Das Problem ist: Über die Standardsprache kann man sich in vielfältigen Wörterbüchern informieren, die alle aus den Werken berühmter Dichter:innen, aus Tageszeitungen oder Zeitschriften kompiliert sind. Umgangssprachliche Wörterbücher dagegen sind sehr selten, denn hier kann man keine schriftlichen Quellen auswerten, sondern ist auf die Sprecher:innen selbst angewiesen. Kein Wunder, dass zum Beispiel alle großen regionalen Dialektwörterbücher wie das Rheinische oder Pfälzische, mehrere Jahrzehnte bis zu ihrer Vollendung gebraucht haben, weil man auf mühselige und aufwendige Fragebogenerhebungen angewiesen war.

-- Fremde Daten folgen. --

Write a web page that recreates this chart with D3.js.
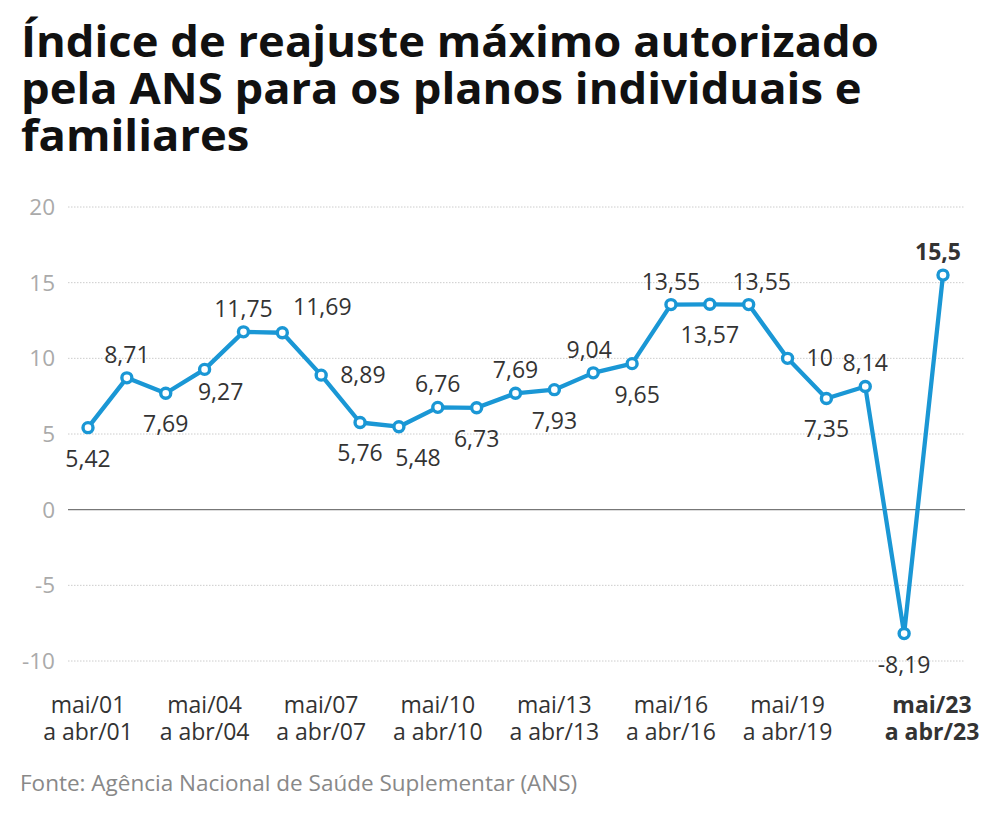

Um dies zu ändern, hat sich der ehemalige LVR-ILR Sprachwissenschaftler Peter Honnen Anfang der 2000er Jahre etwas ausgedacht: das Rheinische Mitmachwörterbuch. Die Idee: Mithilfe des Internets sollten die Sprecher:innen mit ihm zusammen ein Wörterbuch der rheinischen Umgangssprache erstellen. Von 2007 bis 2019 konnten Wortvorschläge, am besten mit Bedeutungsangabe und Beispielsatz, auf der Homepage eintragen werden, diese wurden dann umgehend von Peter Honnen gesichtet und veröffentlicht. Zu bestehenden Worteinträgen konnten dann in Kommentaren Informationen ergänzt werden, so war es zum Beispiel von großem Interesse, an welchen Orten überall ein bestimmtes Wort bekannt ist. So ist über die Jahre ein stattliches Wörterbuch herangewachsen: Etwa 4.500 Wörter sind darin nun verzeichnet. Eine solch umfangreiche Dokumentation des alltagssprachlichen Wortschatzes einer Region, die auch noch von den Sprecher:innen selbst angefertigt wurde, ist einmalig im deutschen Sprachraum. Wir danken allen Beitragenden, die über die Jahre das Projekt unterstützt und bereichert haben und freuen uns, dass der Wortschatz der rheinischen Umgangssprache in diesem Online-Wörterbuch nun hervorragend dokumentiert und für jede:n zugänglich ist!